YOUR GOAL = Give the number of lines below that contain "React", with no other output.

RECORDS SHOWN =
>> start

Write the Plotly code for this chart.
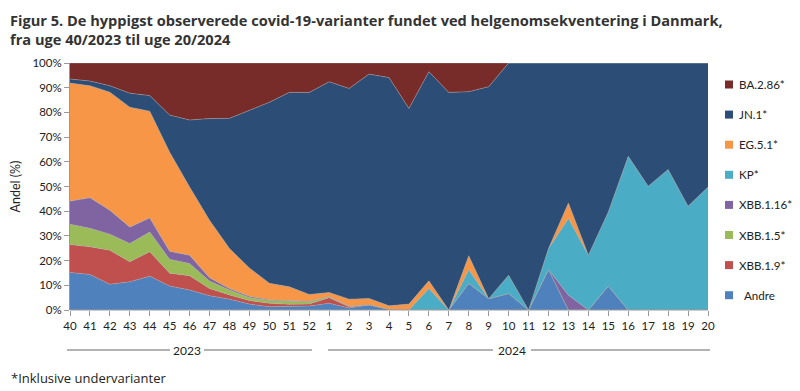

>> end
>> start

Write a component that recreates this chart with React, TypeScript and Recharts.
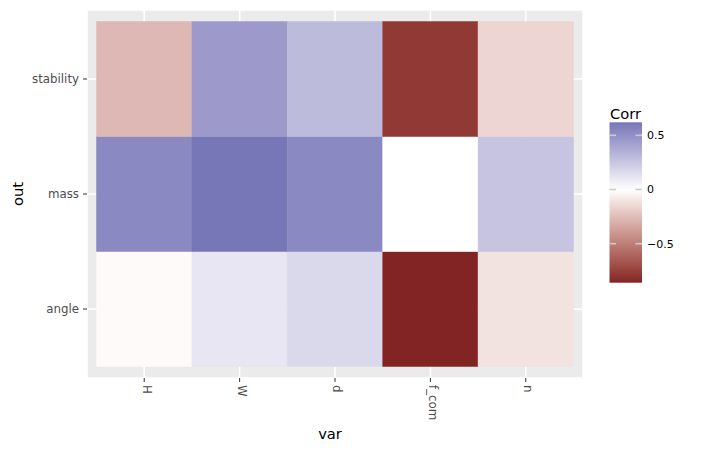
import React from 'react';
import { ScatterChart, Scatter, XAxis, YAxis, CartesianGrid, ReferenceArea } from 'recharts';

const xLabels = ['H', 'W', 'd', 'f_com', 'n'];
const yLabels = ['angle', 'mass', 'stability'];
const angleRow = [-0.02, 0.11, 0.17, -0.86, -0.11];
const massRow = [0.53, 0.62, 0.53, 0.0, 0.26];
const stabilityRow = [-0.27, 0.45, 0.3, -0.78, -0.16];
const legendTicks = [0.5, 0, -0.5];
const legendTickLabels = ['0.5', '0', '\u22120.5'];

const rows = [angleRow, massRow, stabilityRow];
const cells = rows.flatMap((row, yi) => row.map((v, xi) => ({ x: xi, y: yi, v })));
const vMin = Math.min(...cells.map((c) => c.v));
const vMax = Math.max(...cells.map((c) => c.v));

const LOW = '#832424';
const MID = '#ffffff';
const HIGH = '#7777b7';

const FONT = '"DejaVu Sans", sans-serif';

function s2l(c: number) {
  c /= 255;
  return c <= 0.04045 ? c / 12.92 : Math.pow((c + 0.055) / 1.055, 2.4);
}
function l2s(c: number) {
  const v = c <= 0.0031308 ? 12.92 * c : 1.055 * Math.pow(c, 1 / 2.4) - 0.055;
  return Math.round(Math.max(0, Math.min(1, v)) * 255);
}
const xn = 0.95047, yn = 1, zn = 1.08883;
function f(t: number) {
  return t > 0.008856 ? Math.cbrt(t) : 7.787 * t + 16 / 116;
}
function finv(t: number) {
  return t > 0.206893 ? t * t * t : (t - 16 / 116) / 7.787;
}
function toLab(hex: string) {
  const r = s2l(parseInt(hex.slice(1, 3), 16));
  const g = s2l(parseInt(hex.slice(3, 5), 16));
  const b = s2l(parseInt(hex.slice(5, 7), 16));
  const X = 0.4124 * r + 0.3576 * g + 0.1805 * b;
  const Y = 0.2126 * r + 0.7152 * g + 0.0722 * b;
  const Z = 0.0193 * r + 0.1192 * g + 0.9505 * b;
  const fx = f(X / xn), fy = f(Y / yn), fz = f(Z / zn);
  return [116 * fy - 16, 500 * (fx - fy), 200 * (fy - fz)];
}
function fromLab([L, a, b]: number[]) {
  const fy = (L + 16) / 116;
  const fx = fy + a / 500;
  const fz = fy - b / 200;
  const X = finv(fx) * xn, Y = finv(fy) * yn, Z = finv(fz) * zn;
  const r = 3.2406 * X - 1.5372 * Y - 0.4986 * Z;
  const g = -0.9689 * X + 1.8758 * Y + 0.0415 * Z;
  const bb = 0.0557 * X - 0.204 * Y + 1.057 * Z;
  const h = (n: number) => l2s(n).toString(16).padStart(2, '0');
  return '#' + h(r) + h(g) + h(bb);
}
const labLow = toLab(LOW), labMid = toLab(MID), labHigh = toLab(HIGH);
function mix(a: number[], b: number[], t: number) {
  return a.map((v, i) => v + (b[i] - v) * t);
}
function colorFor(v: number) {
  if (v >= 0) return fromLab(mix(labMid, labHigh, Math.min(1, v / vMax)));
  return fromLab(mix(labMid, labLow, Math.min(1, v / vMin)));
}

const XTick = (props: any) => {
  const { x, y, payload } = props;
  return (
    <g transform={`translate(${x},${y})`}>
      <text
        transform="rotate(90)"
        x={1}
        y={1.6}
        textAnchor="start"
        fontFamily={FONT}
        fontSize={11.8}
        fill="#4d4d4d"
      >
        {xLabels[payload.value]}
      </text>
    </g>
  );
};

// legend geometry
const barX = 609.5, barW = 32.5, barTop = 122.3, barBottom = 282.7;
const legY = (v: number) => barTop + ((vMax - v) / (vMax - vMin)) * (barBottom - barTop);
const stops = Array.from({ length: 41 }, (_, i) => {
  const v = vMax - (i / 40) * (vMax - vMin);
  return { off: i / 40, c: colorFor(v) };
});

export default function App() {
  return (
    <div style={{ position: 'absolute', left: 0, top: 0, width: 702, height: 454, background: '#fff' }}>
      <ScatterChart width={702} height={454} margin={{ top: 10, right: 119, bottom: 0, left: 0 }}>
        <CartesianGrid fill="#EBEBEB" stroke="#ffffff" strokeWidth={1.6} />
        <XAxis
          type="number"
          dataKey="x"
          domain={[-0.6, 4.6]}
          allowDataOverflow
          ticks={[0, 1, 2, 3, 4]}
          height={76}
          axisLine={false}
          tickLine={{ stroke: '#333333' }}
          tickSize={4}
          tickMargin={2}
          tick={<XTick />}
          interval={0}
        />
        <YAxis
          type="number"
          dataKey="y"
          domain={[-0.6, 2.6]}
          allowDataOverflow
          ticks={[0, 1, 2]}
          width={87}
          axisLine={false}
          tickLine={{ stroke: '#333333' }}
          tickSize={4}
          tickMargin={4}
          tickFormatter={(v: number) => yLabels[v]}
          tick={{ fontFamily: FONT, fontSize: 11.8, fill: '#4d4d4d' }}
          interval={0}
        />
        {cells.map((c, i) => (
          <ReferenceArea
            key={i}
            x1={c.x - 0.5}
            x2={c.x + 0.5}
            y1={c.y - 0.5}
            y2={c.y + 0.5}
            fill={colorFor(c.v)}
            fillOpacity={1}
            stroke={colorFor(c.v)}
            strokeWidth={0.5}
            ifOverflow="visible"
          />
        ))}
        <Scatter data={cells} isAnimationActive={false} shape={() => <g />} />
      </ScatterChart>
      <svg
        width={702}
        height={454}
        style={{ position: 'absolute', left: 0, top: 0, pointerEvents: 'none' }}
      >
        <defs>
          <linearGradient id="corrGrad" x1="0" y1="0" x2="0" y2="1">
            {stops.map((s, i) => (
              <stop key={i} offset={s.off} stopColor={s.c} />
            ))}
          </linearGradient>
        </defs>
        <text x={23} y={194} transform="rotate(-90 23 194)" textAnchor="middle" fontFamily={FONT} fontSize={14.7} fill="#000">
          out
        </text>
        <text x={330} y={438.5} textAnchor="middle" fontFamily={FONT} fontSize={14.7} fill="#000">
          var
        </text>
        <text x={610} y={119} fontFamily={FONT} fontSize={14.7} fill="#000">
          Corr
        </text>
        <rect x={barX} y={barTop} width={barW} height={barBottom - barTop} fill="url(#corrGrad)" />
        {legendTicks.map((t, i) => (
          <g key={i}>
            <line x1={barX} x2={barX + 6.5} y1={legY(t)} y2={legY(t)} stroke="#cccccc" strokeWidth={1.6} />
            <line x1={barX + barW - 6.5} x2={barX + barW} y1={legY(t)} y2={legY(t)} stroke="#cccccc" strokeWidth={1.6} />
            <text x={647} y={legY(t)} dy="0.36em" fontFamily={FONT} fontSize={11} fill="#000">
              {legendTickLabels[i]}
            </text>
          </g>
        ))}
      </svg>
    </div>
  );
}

>> end

RESULT = 2